Another aspect to outdoor digital signage that poses problems is the getting the appropriate brightness level required for an outdoor screen. Unlike indoor environments, outdoor screens have occasionally to cope with extremely high levels of ambient brightness, particularly in the summer when bright sunlight can overpower a screen and make it unreadable.

 The brightness of LCD and plasma screens is measured in units called candela (often referred to as nits). This unit of measurement is based on the brightness of a candle, with a single candle having a luminosity of 1 candela (candela is Latin for candle). The average LCD or plasma screen used around the home for watching TV has a luminosity of 400 to 500 candelas, perfectly adequate enough for indoor environments. However, on a bright, sunny day, you may have noticed that if the sun is shining through the window onto the TV screen, the TV becomes difficult to see, forcing you to close the curtains.

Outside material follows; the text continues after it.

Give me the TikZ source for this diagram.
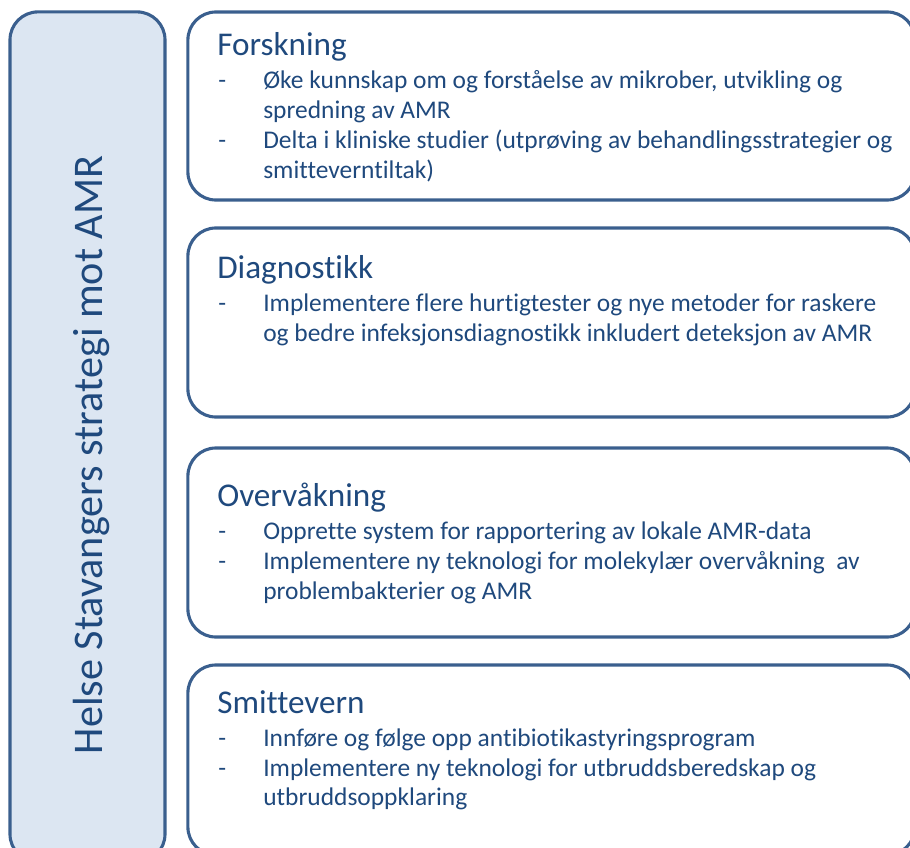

This problem is caused by the brightness of the sun, bearing directly onto the screen, overpowering the screen’s own brightness and making it unreadable. Of course, for outdoor digital signage there is no handy curtain that can be pulled to shield the screen from the power of the sun, so any outdoor screen has to have a high enough level of brightness to cope with the sun’s luminosity.

Fortunately, many manufacturers of LCD and plasma screens produce high brightness varieties. Typically these have candela ratings three to four times higher than standard screens with a typical high brightness TV emitting a brightness of 1,500 candelas. This is normally adequate to cope with the brightness of the sun, but it does have certain disadvantages.

LCD screens generate their brightness using a backlighting system, typically fluorescent tubes. A high brightness screen will, therefore, require far more power to generate the screen image than a standard screen, increasingly the running costs of the outdoor screen. However, modern, low energy LCD screen that use powerful LED (light emitting diodes) can generate as much brightness as fluorescent screens and use far less power–they also have a longer life, which has further cost savings as the screen will last longer.

Another problem for outdoor digital signage caused by the sun, which can’t be countered by a high brightness screen, however, is readability problems caused by sun glare. Glare is caused when the screen is facing the sun’s path in the sky, so southern facing screens (in the northern hemisphere) can often suffer glare. To counter this problem, angling the screen away from the direct path of the sun is one solution, another is to use an anti reflective coating or glass to cover the screen. This will, however, reduce the luminosity of the screen, so it is imperative that the screen has an extremely high candela rating as possible.